OBJECTIVE — Without the pictures, output the lines of the material from the very first through the one that holds "50, 60, 70];".

SOURCE EXCERPT —
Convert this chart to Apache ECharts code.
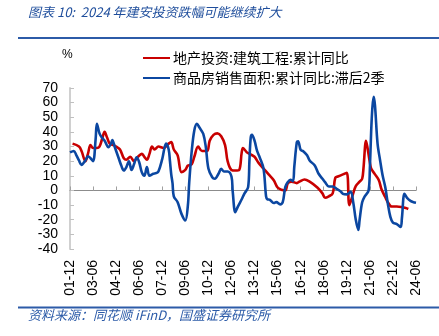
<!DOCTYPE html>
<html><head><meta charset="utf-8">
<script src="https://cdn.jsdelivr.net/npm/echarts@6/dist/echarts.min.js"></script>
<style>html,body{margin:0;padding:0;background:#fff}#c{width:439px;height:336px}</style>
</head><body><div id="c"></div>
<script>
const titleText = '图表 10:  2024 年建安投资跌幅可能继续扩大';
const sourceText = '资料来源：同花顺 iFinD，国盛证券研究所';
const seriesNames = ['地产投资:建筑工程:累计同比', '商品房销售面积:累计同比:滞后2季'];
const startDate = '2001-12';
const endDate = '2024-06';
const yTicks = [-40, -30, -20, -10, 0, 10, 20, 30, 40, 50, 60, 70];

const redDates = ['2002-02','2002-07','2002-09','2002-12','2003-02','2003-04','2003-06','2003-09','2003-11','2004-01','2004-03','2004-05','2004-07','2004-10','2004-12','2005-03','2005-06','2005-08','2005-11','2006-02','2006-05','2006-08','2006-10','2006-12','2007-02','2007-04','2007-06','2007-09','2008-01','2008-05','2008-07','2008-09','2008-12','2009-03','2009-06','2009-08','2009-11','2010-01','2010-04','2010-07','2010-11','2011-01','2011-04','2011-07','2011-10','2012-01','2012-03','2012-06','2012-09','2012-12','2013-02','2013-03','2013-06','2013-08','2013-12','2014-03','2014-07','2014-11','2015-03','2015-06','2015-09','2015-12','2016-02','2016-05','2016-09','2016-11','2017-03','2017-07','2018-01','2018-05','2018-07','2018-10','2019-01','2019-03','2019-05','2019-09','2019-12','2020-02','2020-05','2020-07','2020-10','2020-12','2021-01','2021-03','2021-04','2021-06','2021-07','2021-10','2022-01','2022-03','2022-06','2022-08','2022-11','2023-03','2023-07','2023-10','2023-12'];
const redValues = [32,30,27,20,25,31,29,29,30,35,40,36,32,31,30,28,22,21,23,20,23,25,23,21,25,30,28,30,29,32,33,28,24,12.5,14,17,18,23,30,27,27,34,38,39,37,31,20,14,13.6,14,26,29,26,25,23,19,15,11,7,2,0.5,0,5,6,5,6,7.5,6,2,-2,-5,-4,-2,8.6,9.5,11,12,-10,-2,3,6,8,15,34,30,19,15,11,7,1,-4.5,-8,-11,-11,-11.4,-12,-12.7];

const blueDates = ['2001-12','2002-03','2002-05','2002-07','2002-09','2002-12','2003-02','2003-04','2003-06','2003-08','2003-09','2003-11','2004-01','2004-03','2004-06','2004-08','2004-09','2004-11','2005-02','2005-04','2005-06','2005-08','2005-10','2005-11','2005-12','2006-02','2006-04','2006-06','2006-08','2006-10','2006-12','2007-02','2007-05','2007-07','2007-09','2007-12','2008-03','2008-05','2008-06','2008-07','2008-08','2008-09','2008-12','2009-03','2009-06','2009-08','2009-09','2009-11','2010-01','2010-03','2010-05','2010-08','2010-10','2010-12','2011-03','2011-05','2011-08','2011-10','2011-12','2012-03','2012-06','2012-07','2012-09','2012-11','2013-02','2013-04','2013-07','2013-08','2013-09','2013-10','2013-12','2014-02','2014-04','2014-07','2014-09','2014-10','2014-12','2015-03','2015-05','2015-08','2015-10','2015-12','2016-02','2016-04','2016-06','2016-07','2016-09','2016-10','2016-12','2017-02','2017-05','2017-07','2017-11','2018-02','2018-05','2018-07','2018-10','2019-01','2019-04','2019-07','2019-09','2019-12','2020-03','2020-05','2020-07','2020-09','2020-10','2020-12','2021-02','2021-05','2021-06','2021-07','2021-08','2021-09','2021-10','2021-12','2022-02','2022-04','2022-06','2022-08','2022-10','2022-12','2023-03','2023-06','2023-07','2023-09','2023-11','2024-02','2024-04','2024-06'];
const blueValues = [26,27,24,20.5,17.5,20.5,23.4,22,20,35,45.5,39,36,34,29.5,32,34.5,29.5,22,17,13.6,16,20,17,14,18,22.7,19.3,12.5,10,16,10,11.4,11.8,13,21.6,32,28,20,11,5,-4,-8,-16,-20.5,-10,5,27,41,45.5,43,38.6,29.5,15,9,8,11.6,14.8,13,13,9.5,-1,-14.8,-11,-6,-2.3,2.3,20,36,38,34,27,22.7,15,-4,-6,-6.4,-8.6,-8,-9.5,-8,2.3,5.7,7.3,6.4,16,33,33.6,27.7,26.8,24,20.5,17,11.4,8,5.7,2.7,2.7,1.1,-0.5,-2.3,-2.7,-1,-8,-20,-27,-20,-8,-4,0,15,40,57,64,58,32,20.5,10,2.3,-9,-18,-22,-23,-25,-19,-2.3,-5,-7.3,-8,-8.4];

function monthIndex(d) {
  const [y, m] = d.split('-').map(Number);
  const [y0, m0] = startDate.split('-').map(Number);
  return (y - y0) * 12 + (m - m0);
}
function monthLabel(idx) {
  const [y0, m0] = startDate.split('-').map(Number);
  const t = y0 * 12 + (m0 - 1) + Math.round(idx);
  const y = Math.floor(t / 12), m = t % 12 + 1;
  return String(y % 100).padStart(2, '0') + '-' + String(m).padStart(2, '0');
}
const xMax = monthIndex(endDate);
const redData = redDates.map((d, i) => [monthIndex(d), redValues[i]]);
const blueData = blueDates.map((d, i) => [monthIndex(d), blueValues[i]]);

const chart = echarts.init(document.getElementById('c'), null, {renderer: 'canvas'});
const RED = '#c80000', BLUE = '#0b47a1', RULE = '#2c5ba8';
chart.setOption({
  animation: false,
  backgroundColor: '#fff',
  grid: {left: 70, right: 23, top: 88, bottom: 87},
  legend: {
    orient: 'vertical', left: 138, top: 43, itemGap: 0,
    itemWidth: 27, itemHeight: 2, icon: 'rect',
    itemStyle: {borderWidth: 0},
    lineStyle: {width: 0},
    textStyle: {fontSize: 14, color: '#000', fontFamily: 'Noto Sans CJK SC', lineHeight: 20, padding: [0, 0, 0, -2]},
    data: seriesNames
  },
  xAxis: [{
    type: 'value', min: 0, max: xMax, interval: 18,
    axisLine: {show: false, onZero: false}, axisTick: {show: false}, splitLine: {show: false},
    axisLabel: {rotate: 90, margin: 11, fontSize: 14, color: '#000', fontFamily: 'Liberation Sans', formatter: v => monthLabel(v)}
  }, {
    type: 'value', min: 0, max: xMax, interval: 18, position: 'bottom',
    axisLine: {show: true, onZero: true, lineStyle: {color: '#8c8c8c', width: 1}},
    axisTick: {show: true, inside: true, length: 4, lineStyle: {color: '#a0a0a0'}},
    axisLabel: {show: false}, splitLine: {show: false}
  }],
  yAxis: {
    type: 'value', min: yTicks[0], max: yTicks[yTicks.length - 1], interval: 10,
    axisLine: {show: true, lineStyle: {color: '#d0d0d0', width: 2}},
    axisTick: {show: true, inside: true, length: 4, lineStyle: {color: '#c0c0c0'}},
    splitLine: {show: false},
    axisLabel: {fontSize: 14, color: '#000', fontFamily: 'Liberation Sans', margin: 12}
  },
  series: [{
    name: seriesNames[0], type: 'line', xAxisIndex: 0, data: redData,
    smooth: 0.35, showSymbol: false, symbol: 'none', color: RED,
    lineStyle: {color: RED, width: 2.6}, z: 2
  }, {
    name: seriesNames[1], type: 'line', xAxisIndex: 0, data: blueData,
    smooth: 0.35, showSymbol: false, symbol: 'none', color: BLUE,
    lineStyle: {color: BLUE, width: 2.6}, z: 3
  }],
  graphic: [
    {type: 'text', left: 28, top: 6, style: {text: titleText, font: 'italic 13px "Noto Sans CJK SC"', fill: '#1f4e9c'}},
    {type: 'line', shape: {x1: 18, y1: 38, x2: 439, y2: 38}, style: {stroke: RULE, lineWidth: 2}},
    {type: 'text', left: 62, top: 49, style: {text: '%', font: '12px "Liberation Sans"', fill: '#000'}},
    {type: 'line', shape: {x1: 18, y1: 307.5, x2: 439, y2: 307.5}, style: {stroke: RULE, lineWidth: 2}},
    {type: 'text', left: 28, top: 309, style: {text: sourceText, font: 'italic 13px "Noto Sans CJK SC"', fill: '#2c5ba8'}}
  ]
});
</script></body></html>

TASK ANSWER —
Convert this chart to Apache ECharts code.
<!DOCTYPE html>
<html><head><meta charset="utf-8">
<script src="https://cdn.jsdelivr.net/npm/echarts@6/dist/echarts.min.js"></script>
<style>html,body{margin:0;padding:0;background:#fff}#c{width:439px;height:336px}</style>
</head><body><div id="c"></div>
<script>
const titleText = '图表 10:  2024 年建安投资跌幅可能继续扩大';
const sourceText = '资料来源：同花顺 iFinD，国盛证券研究所';
const seriesNames = ['地产投资:建筑工程:累计同比', '商品房销售面积:累计同比:滞后2季'];
const startDate = '2001-12';
const endDate = '2024-06';
const yTicks = [-40, -30, -20, -10, 0, 10, 20, 30, 40, 50, 60, 70];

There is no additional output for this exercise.